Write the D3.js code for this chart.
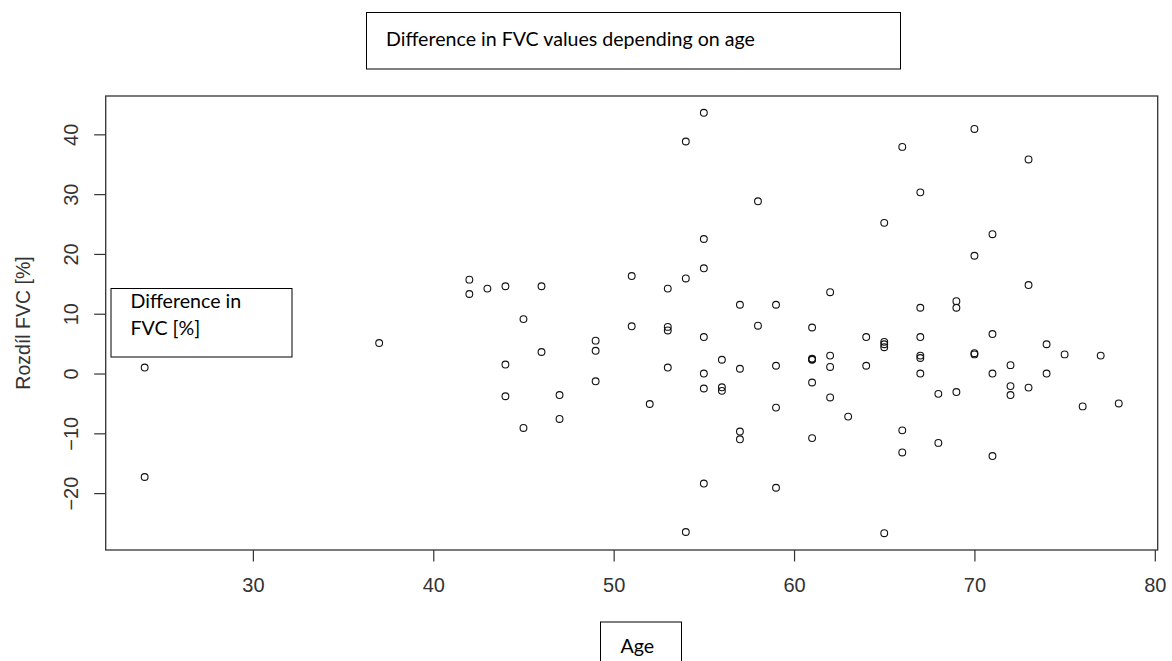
<!DOCTYPE html>
<html>
<head>
<meta charset="utf-8">
<script src="https://cdn.jsdelivr.net/npm/d3@7"></script>
<style>
  html, body { margin: 0; padding: 0; background: #fff; }
  svg { display: block; }
</style>
</head>
<body>
<svg id="chart" width="1172" height="661"></svg>
<script>
// Age of each subject (years)
const ages = [
  24, 24, 37,
  42, 42, 43, 44, 44, 44, 45, 45, 46, 46, 47, 47,
  49, 49, 49, 51, 51, 52, 53, 53, 53, 53,
  54, 54, 54, 55, 55, 55, 55, 55, 55, 55,
  56, 56, 56, 57, 57, 57, 57, 58, 58,
  59, 59, 59, 59, 61, 61, 61, 61, 61, 61,
  62, 62, 62, 62, 63, 64, 64, 65, 65, 65, 65, 65,
  66, 66, 66, 67, 67, 67, 67, 67, 67, 68, 68,
  69, 69, 69, 70, 70, 70, 70, 71, 71, 71, 71,
  72, 72, 72, 73, 73, 73, 74, 74, 75, 76, 77, 78
];

// Difference in FVC (%) for each subject, same order as ages
const fvcDiff = [
  1.0, -17.3, 5.1,
  15.7, 13.3, 14.2, 14.6, 1.5, -3.8, 9.1, -9.1, 14.6, 3.6, -3.6, -7.6,
  5.5, 3.8, -1.3, 16.3, 7.9, -5.1, 14.2, 7.8, 7.2, 1.0,
  38.8, 15.9, -26.5, 43.6, 22.5, 17.6, 6.1, 0.0, -2.5, -18.4,
  2.3, -2.3, -2.9, 11.5, 0.8, -9.7, -11.0, 28.8, 8.0,
  11.5, 1.3, -5.7, -19.1, 7.7, 2.5, 2.3, -1.5, -10.8, 2.4,
  13.6, 3.0, 1.1, -4.0, -7.2, 6.1, 1.3, 25.2, 5.3, 4.9, 4.4, -26.7,
  37.9, -9.5, -13.2, 30.3, 11.0, 6.1, 3.0, 2.6, 0.0, -3.4, -11.6,
  12.1, 11.0, -3.1, 40.9, 19.7, 3.4, 3.2, 23.3, 6.6, 0.0, -13.8,
  1.4, -2.1, -3.6, 35.8, 14.8, -2.35, 4.9, 0.0, 3.2, -5.5, 3.0, -5.0
];

// Axis tick values
const xTicks = [30, 40, 50, 60, 70, 80];
const yTicks = [-20, -10, 0, 10, 20, 30, 40];

// Text labels
const titleText = "Difference in FVC values depending on age";
const yAxisTitle = "Rozdíl FVC [%]";
const yNoteLines = ["Difference in", "FVC [%]"];
const xNoteText = "Age";

const points = ages.map((a, i) => ({ age: a, diff: fvcDiff[i] }));

const svg = d3.select("#chart");
const plot = { left: 105.7, right: 1157.7, top: 96, bottom: 550 };

// Data range padded by 4% on each side
function padded(ext) {
  const pad = (ext[1] - ext[0]) * 0.04;
  return [ext[0] - pad, ext[1] + pad];
}

const x = d3.scaleLinear()
  .domain(padded(d3.extent(ages)))
  .range([plot.left, plot.right]);

const y = d3.scaleLinear()
  .domain(padded(d3.extent(fvcDiff)))
  .range([plot.bottom, plot.top]);

const axisFont = "'Liberation Sans', Arial, sans-serif";
const noteFont = "Lato, 'Open Sans', sans-serif";
const axisColor = "#333";

// Bottom axis
const gx = svg.append("g")
  .attr("transform", `translate(0,${plot.bottom})`)
  .call(d3.axisBottom(x).tickValues(xTicks).tickSize(11.5).tickPadding(16.5).tickFormat(d3.format("d")));
gx.select(".domain").remove();
gx.selectAll(".tick line").attr("stroke", axisColor).attr("stroke-width", 1.2);
gx.selectAll(".tick text")
  .attr("fill", axisColor)
  .style("font-family", axisFont)
  .style("font-size", "20px");

// Left axis with labels rotated parallel to the axis
const gy = svg.append("g")
  .attr("transform", `translate(${plot.left},0)`)
  .call(d3.axisLeft(y).tickValues(yTicks).tickSize(11.5).tickFormat(d3.format("d")));
gy.select(".domain").remove();
gy.selectAll(".tick line").attr("stroke", axisColor).attr("stroke-width", 1.2);
gy.selectAll(".tick text")
  .attr("x", null)
  .attr("dy", null)
  .attr("text-anchor", "middle")
  .attr("transform", `translate(${78 - plot.left},0) rotate(-90)`)
  .attr("fill", axisColor)
  .style("font-family", axisFont)
  .style("font-size", "20px");

// Y axis title
svg.append("text")
  .attr("transform", `translate(30,${(plot.top + plot.bottom) / 2}) rotate(-90)`)
  .attr("text-anchor", "middle")
  .attr("fill", axisColor)
  .style("font-family", axisFont)
  .style("font-size", "19.5px")
  .text(yAxisTitle);

// Plot frame
svg.append("rect")
  .attr("x", plot.left)
  .attr("y", plot.top)
  .attr("width", plot.right - plot.left)
  .attr("height", plot.bottom - plot.top)
  .attr("fill", "none")
  .attr("stroke", axisColor)
  .attr("stroke-width", 1.3);

// Open circle markers
svg.append("g")
  .selectAll("circle")
  .data(points)
  .join("circle")
  .attr("cx", d => x(d.age))
  .attr("cy", d => y(d.diff))
  .attr("r", 3.4)
  .attr("fill", "none")
  .attr("stroke", "#111")
  .attr("stroke-width", 1.1);

// Text boxes
function noteBox(x0, y0, w, h) {
  svg.append("rect")
    .attr("x", x0).attr("y", y0)
    .attr("width", w).attr("height", h)
    .attr("fill", "#fff")
    .attr("stroke", "#000")
    .attr("stroke-width", 1);
}

noteBox(366.5, 12.5, 534, 56.5);
svg.append("text")
  .attr("x", 386).attr("y", 46)
  .attr("fill", "#000")
  .style("font-family", noteFont)
  .style("font-size", "19.6px")
  .text(titleText);

noteBox(111, 288.5, 181, 68.5);
svg.selectAll(".ynote")
  .data(yNoteLines)
  .join("text")
  .attr("class", "ynote")
  .attr("x", 130.5)
  .attr("y", (d, i) => 308 + i * 27)
  .attr("fill", "#000")
  .style("font-family", noteFont)
  .style("font-size", "19.6px")
  .text(d => d);

noteBox(600.5, 622, 81, 50);
svg.append("text")
  .attr("x", 620.5).attr("y", 653)
  .attr("fill", "#000")
  .style("font-family", noteFont)
  .style("font-size", "19.6px")
  .text(xNoteText);
</script>
</body>
</html>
________________________
◆ TASK DETAILS ◆
Give an exact reproduction of every line, leaving out any picture.

◆ ANSWER FOR THE TASK ◆
Write the D3.js code for this chart.
<!DOCTYPE html>
<html>
<head>
<meta charset="utf-8">
<script src="https://cdn.jsdelivr.net/npm/d3@7"></script>
<style>
  html, body { margin: 0; padding: 0; background: #fff; }
  svg { display: block; }
</style>
</head>
<body>
<svg id="chart" width="1172" height="661"></svg>
<script>
// Age of each subject (years)
const ages = [
  24, 24, 37,
  42, 42, 43, 44, 44, 44, 45, 45, 46, 46, 47, 47,
  49, 49, 49, 51, 51, 52, 53, 53, 53, 53,
  54, 54, 54, 55, 55, 55, 55, 55, 55, 55,
  56, 56, 56, 57, 57, 57, 57, 58, 58,
  59, 59, 59, 59, 61, 61, 61, 61, 61, 61,
  62, 62, 62, 62, 63, 64, 64, 65, 65, 65, 65, 65,
  66, 66, 66, 67, 67, 67, 67, 67, 67, 68, 68,
  69, 69, 69, 70, 70, 70, 70, 71, 71, 71, 71,
  72, 72, 72, 73, 73, 73, 74, 74, 75, 76, 77, 78
];

// Difference in FVC (%) for each subject, same order as ages
const fvcDiff = [
  1.0, -17.3, 5.1,
  15.7, 13.3, 14.2, 14.6, 1.5, -3.8, 9.1, -9.1, 14.6, 3.6, -3.6, -7.6,
  5.5, 3.8, -1.3, 16.3, 7.9, -5.1, 14.2, 7.8, 7.2, 1.0,
  38.8, 15.9, -26.5, 43.6, 22.5, 17.6, 6.1, 0.0, -2.5, -18.4,
  2.3, -2.3, -2.9, 11.5, 0.8, -9.7, -11.0, 28.8, 8.0,
  11.5, 1.3, -5.7, -19.1, 7.7, 2.5, 2.3, -1.5, -10.8, 2.4,
  13.6, 3.0, 1.1, -4.0, -7.2, 6.1, 1.3, 25.2, 5.3, 4.9, 4.4, -26.7,
  37.9, -9.5, -13.2, 30.3, 11.0, 6.1, 3.0, 2.6, 0.0, -3.4, -11.6,
  12.1, 11.0, -3.1, 40.9, 19.7, 3.4, 3.2, 23.3, 6.6, 0.0, -13.8,
  1.4, -2.1, -3.6, 35.8, 14.8, -2.35, 4.9, 0.0, 3.2, -5.5, 3.0, -5.0
];

// Axis tick values
const xTicks = [30, 40, 50, 60, 70, 80];
const yTicks = [-20, -10, 0, 10, 20, 30, 40];

// Text labels
const titleText = "Difference in FVC values depending on age";
const yAxisTitle = "Rozdíl FVC [%]";
const yNoteLines = ["Difference in", "FVC [%]"];
const xNoteText = "Age";

const points = ages.map((a, i) => ({ age: a, diff: fvcDiff[i] }));

const svg = d3.select("#chart");
const plot = { left: 105.7, right: 1157.7, top: 96, bottom: 550 };

// Data range padded by 4% on each side
function padded(ext) {
  const pad = (ext[1] - ext[0]) * 0.04;
  return [ext[0] - pad, ext[1] + pad];
}

const x = d3.scaleLinear()
  .domain(padded(d3.extent(ages)))
  .range([plot.left, plot.right]);

const y = d3.scaleLinear()
  .domain(padded(d3.extent(fvcDiff)))
  .range([plot.bottom, plot.top]);

const axisFont = "'Liberation Sans', Arial, sans-serif";
const noteFont = "Lato, 'Open Sans', sans-serif";
const axisColor = "#333";

// Bottom axis
const gx = svg.append("g")
  .attr("transform", `translate(0,${plot.bottom})`)
  .call(d3.axisBottom(x).tickValues(xTicks).tickSize(11.5).tickPadding(16.5).tickFormat(d3.format("d")));
gx.select(".domain").remove();
gx.selectAll(".tick line").attr("stroke", axisColor).attr("stroke-width", 1.2);
gx.selectAll(".tick text")
  .attr("fill", axisColor)
  .style("font-family", axisFont)
  .style("font-size", "20px");

// Left axis with labels rotated parallel to the axis
const gy = svg.append("g")
  .attr("transform", `translate(${plot.left},0)`)
  .call(d3.axisLeft(y).tickValues(yTicks).tickSize(11.5).tickFormat(d3.format("d")));
gy.select(".domain").remove();
gy.selectAll(".tick line").attr("stroke", axisColor).attr("stroke-width", 1.2);
gy.selectAll(".tick text")
  .attr("x", null)
  .attr("dy", null)
  .attr("text-anchor", "middle")
  .attr("transform", `translate(${78 - plot.left},0) rotate(-90)`)
  .attr("fill", axisColor)
  .style("font-family", axisFont)
  .style("font-size", "20px");

// Y axis title
svg.append("text")
  .attr("transform", `translate(30,${(plot.top + plot.bottom) / 2}) rotate(-90)`)
  .attr("text-anchor", "middle")
  .attr("fill", axisColor)
  .style("font-family", axisFont)
  .style("font-size", "19.5px")
  .text(yAxisTitle);

// Plot frame
svg.append("rect")
  .attr("x", plot.left)
  .attr("y", plot.top)
  .attr("width", plot.right - plot.left)
  .attr("height", plot.bottom - plot.top)
  .attr("fill", "none")
  .attr("stroke", axisColor)
  .attr("stroke-width", 1.3);

// Open circle markers
svg.append("g")
  .selectAll("circle")
  .data(points)
  .join("circle")
  .attr("cx", d => x(d.age))
  .attr("cy", d => y(d.diff))
  .attr("r", 3.4)
  .attr("fill", "none")
  .attr("stroke", "#111")
  .attr("stroke-width", 1.1);

// Text boxes
function noteBox(x0, y0, w, h) {
  svg.append("rect")
    .attr("x", x0).attr("y", y0)
    .attr("width", w).attr("height", h)
    .attr("fill", "#fff")
    .attr("stroke", "#000")
    .attr("stroke-width", 1);
}

noteBox(366.5, 12.5, 534, 56.5);
svg.append("text")
  .attr("x", 386).attr("y", 46)
  .attr("fill", "#000")
  .style("font-family", noteFont)
  .style("font-size", "19.6px")
  .text(titleText);

noteBox(111, 288.5, 181, 68.5);
svg.selectAll(".ynote")
  .data(yNoteLines)
  .join("text")
  .attr("class", "ynote")
  .attr("x", 130.5)
  .attr("y", (d, i) => 308 + i * 27)
  .attr("fill", "#000")
  .style("font-family", noteFont)
  .style("font-size", "19.6px")
  .text(d => d);

noteBox(600.5, 622, 81, 50);
svg.append("text")
  .attr("x", 620.5).attr("y", 653)
  .attr("fill", "#000")
  .style("font-family", noteFont)
  .style("font-size", "19.6px")
  .text(xNoteText);
</script>
</body>
</html>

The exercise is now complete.